Степан сжал кулаки. Молодой задор, последний риск обнял, закружил его. Счет шел на мгновения.
– Вы все врете, что у нас нет политических заключенных! – Надо успеть. Вот сейчас надо быстро, громко, внятно, резко сказать. А то оборвут. Рот заткнут. – Они – есть! Их – много! Правящий режим – режим лизоблюдства, страха и кражи: денег в свой карман! И те, кто говорит людям правду – не нужны! Не…
Губернатор встал. Выставил лысую, жирную башку вперед.
«Как торпеда, сейчас поплывет… полетит… в меня…»
– Как вы смеете…
«Не выдержал. Началось. Ты еще сможешь. Еще немного…»
– А вы тут посажены верховной властью для того, чтобы под прикрытием «великих деяний» в губернии попросту отмыть!.. отмыть, награбить тут кучу денег!.. и вернуться разбогатевшим, довольным и сытым хищником – в родную!..
Уже поднялся гомон, крик. Все кричали. Махали руками. Повскакали с мест. Уже бежали к нему.
– Северную!.. столицу…
«Сейчас на пол повалят. Ну и пусть».
– И все! И больше ничего!
– Ты сядешь! За… оскорбление!.. личности… и достоинства…
Свинячья рожа губернатора была красна, дика, надута, если б проколоть иголкой – вытек бы алый, жирный, помидорный сок.
Чье-то знакомое – да чье же, чье?! – широкое скуластое лицо подмигнуло ему с другой стороны ледяного круглого озера-стола.
«Кто это… друг, враг?.. кто, не вспомню никак, я же знаю его, знаю…»

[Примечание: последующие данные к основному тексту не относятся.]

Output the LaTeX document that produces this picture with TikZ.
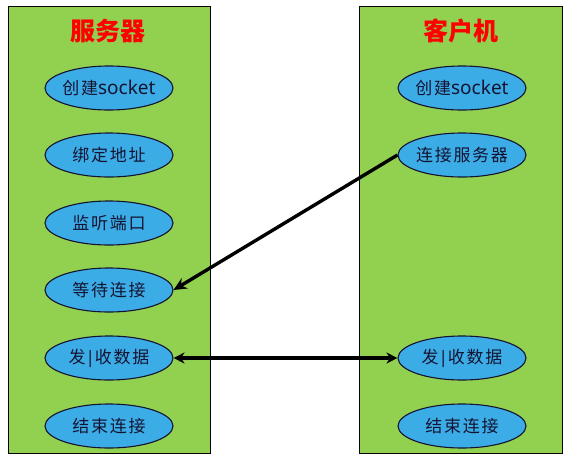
\documentclass[tikz,border=0pt]{standalone}
\usepackage{fontspec}
\newfontfamily\cjk[LetterSpace=10]{Noto Sans CJK SC}
\newfontfamily\cjkt{Noto Sans CJK SC}
\newfontfamily\latinf{Noto Sans}
\usetikzlibrary{shapes.geometric,arrows.meta}
\definecolor{panelgreen}{RGB}{146,208,80}
\definecolor{ellblue}{RGB}{60,172,230}
\definecolor{txtnavy}{RGB}{20,20,50}
\newcommand{\fitbox}[1]{\makebox[80pt][c]{#1}}
\tikzset{
  panel/.style={draw=black, line width=1.4pt, fill=panelgreen},
  stepell/.style={ellipse, draw=txtnavy, line width=1.1pt, fill=ellblue,
    minimum width=128pt, minimum height=44pt, inner sep=0pt,
    font=\cjk\fontsize{17}{19}\selectfont, text=txtnavy},
  titletext/.style={font=\cjkt\bfseries\fontsize{25}{28}\selectfont, text=red},
  conn/.style={line width=3.4pt, black, -{Stealth[length=13pt,width=12pt]}},
  dconn/.style={line width=3.4pt, black, {Stealth[length=11pt,width=11pt]}-{Stealth[length=11pt,width=11pt]}}
}
\begin{document}
\begin{tikzpicture}[x=1pt,y=-1pt]
\useasboundingbox (0,0) rectangle (567,461);
\node[panel, minimum width=202pt, minimum height=447pt, inner sep=0pt, anchor=north west] (lp) at (8,6) {};
\node[panel, minimum width=203pt, minimum height=447pt, inner sep=0pt, anchor=north west] (rp) at (359,6) {};
\node[titletext] (lt) at (108,31) {服务器};
\node[titletext] (rt) at (461,31) {客户机};
\node[stepell] (l1) at (109,88) {\fitbox{创建{\latinf\fontsize{19}{20}\selectfont socket}}};
\node[stepell] (l2) at (109,155) {\fitbox{绑定地址}};
\node[stepell] (l3) at (109,223) {\fitbox{监听端口}};
\node[stepell] (l4) at (109,290) {\fitbox{等待连接}};
\node[stepell] (l5) at (109,358) {\fitbox{发{\latinf\bfseries|}收数据}};
\node[stepell] (l6) at (109,426) {\fitbox{结束连接}};
\node[stepell] (r1) at (462,88) {\fitbox{创建{\latinf\fontsize{19}{20}\selectfont socket}}};
\node[stepell] (r2) at (462,155) {\fitbox{连接服务器}};
\node[stepell] (r5) at (462,358) {\fitbox{发{\latinf\bfseries|}收数据}};
\node[stepell] (r6) at (462,426) {\fitbox{结束连接}};
\draw[conn] (r2.west) -- (l4.east);
\draw[dconn] (l5.east) -- (r5.west);
\end{tikzpicture}
\end{document}
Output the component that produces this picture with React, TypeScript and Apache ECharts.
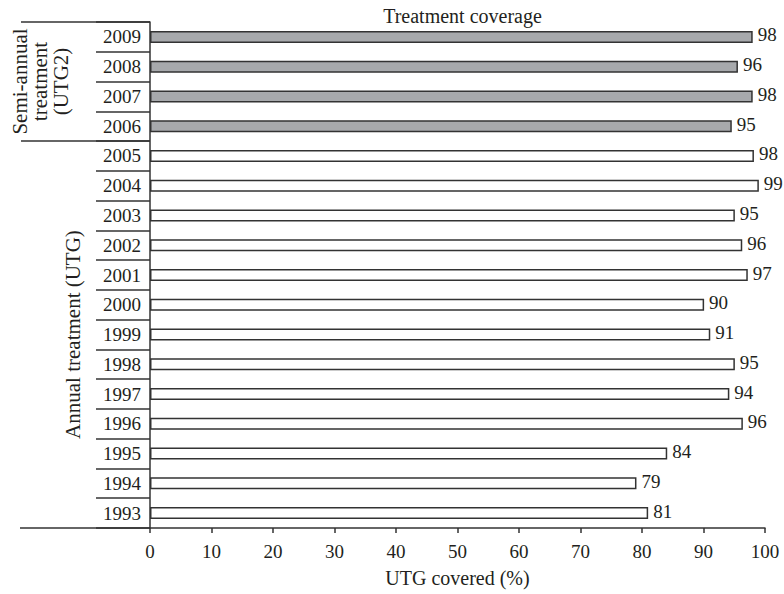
import React, { useEffect, useRef } from "react";
import * as echarts from "echarts";

const years = [
  "1993", "1994", "1995", "1996", "1997", "1998", "1999", "2000", "2001",
  "2002", "2003", "2004", "2005", "2006", "2007", "2008", "2009",
];
const coverage = [
  81, 79.1, 84.1, 96.4, 94.2, 95.1, 91.1, 90.1, 97.2, 96.3, 95.1, 99, 98.2,
  94.6, 98, 95.6, 98,
];
const semiAnnualYears = ["2006", "2007", "2008", "2009"];
const xTicks = { min: 0, max: 100, interval: 10 };

const W = 784;
const H = 594;
const GRID = { left: 150, right: 19, top: 22, bottom: 66 };
const FONT = "'Liberation Serif', 'DejaVu Serif', serif";
const INK = "#231f20";

export default function App() {
  const ref = useRef<HTMLDivElement>(null);

  useEffect(() => {
    if (!ref.current) return;
    const chart = echarts.init(ref.current, null, { renderer: "svg" });
    const plotBottom = H - GRID.bottom;
    const band = (plotBottom - GRID.top) / years.length;
    const semiCount = semiAnnualYears.length;
    const groupSplitY = GRID.top + semiCount * band;
    const semiMid = (GRID.top + groupSplitY) / 2;
    const annualMid = (groupSplitY + plotBottom) / 2;

    chart.setOption({
      animation: false,
      backgroundColor: "#ffffff",
      title: {
        text: "Treatment coverage",
        left: GRID.left + (W - GRID.left - GRID.right) / 2,
        textAlign: "center",
        top: 1,
        textStyle: { fontFamily: FONT, fontSize: 20, fontWeight: "normal", color: INK },
      },
      grid: { ...GRID, outerBoundsMode: "none", containLabel: false },
      xAxis: {
        type: "value",
        min: xTicks.min,
        max: xTicks.max,
        interval: xTicks.interval,
        name: "UTG covered (%)",
        nameLocation: "middle",
        nameGap: 40,
        nameTextStyle: { fontFamily: FONT, fontSize: 20, color: INK },
        axisLine: { show: true, lineStyle: { color: "#333", width: 1.5 } },
        axisTick: { show: true, length: 5, lineStyle: { color: "#333", width: 1.5 } },
        axisLabel: { fontFamily: FONT, fontSize: 19, color: INK, margin: 14 },
        splitLine: { show: false },
      },
      yAxis: {
        type: "category",
        data: years,
        axisLine: { show: true, lineStyle: { color: "#333", width: 1.5 } },
        axisTick: { show: true, length: 54, alignWithLabel: false, lineStyle: { color: "#333", width: 1.5 } },
        axisLabel: { fontFamily: FONT, fontSize: 19, color: INK, margin: 9 },
        splitLine: { show: false },
      },
      series: [
        {
          type: "bar",
          barWidth: 12,
          data: years.map((y, i) => ({
            value: coverage[i],
            itemStyle: {
              color: semiAnnualYears.includes(y) ? "#a7a9ac" : "#ffffff",
              borderColor: "#333",
              borderWidth: 1.5,
            },
          })),
          label: {
            show: true,
            position: "right",
            distance: 5,
            fontFamily: FONT,
            fontSize: 19,
            color: INK,
            offset: [0, -2],
            formatter: (p: any) => String(Math.round(p.value)),
          },
        },
      ],
      graphic: [
        {
          type: "line",
          shape: { x1: 21, y1: GRID.top, x2: GRID.left, y2: GRID.top },
          style: { stroke: "#333", lineWidth: 1.5 },
        },
        {
          type: "line",
          shape: { x1: 21, y1: groupSplitY, x2: GRID.left, y2: groupSplitY },
          style: { stroke: "#333", lineWidth: 1.5 },
        },
        {
          type: "line",
          shape: { x1: 20, y1: plotBottom, x2: GRID.left, y2: plotBottom },
          style: { stroke: "#333", lineWidth: 1.5 },
        },
        {
          type: "text",
          x: 40,
          y: semiMid,
          rotation: Math.PI / 2,
          style: {
            text: "Semi-annual\ntreatment\n(UTG2)",
            fontFamily: FONT,
            fontSize: 21,
            lineHeight: 20.5,
            fill: INK,
            align: "center",
            verticalAlign: "middle",
          },
        },
        {
          type: "text",
          x: 73,
          y: annualMid,
          rotation: Math.PI / 2,
          style: {
            text: "Annual treatment (UTG)",
            fontFamily: FONT,
            fontSize: 21,
            fill: INK,
            align: "center",
            verticalAlign: "middle",
          },
        },
      ],
    });
    return () => chart.dispose();
  }, []);

  return (
    <div
      ref={ref}
      style={{ position: "fixed", left: 0, top: 0, width: W, height: H, background: "#fff" }}
    />
  );
}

Степану уже закручивали руки за спиной. Откуда-то взялись рослые, дюжие, мускулистые дядьки, и да, он догадался, что так будет, – пытались повалить его на пол, а повалили на стулья, в кресла, а он тоже силен был, мышцы напружинил, бился с ними, боролся. Одному левым хуком хорошо задвинул. Мужик на пол сам улегся. Кто-то оглушительно засвистел в свисток. «Откуда у них свистки, – подумалось смутно, – что за детские игрушки…»
Лица, руки, рты, лица мелькали, наклонялись над ним, метались, появлялись, исчезали.
Лица, лица, лица.
– Петр! – позвала Мария с порога. Отряхивала снег с рабочей куртки. Брякая, ставила метлу и лопату в угол. – Петруша! Ты дома?
Петр вылез из спаленки.
– Тихо, мама, у меня девочка, – прижал палец ко рту.
– И когда успела?..
– Ты ушла на участок – она… Только что приехала. Мама, ты знаешь?..
Что-то в голосе сына было такое… нехорошее.
– Что? Что?
Она еще отряхивала снег со старой лыжной, рабочей своей шапки. Заталкивала шапку в рукав куртки.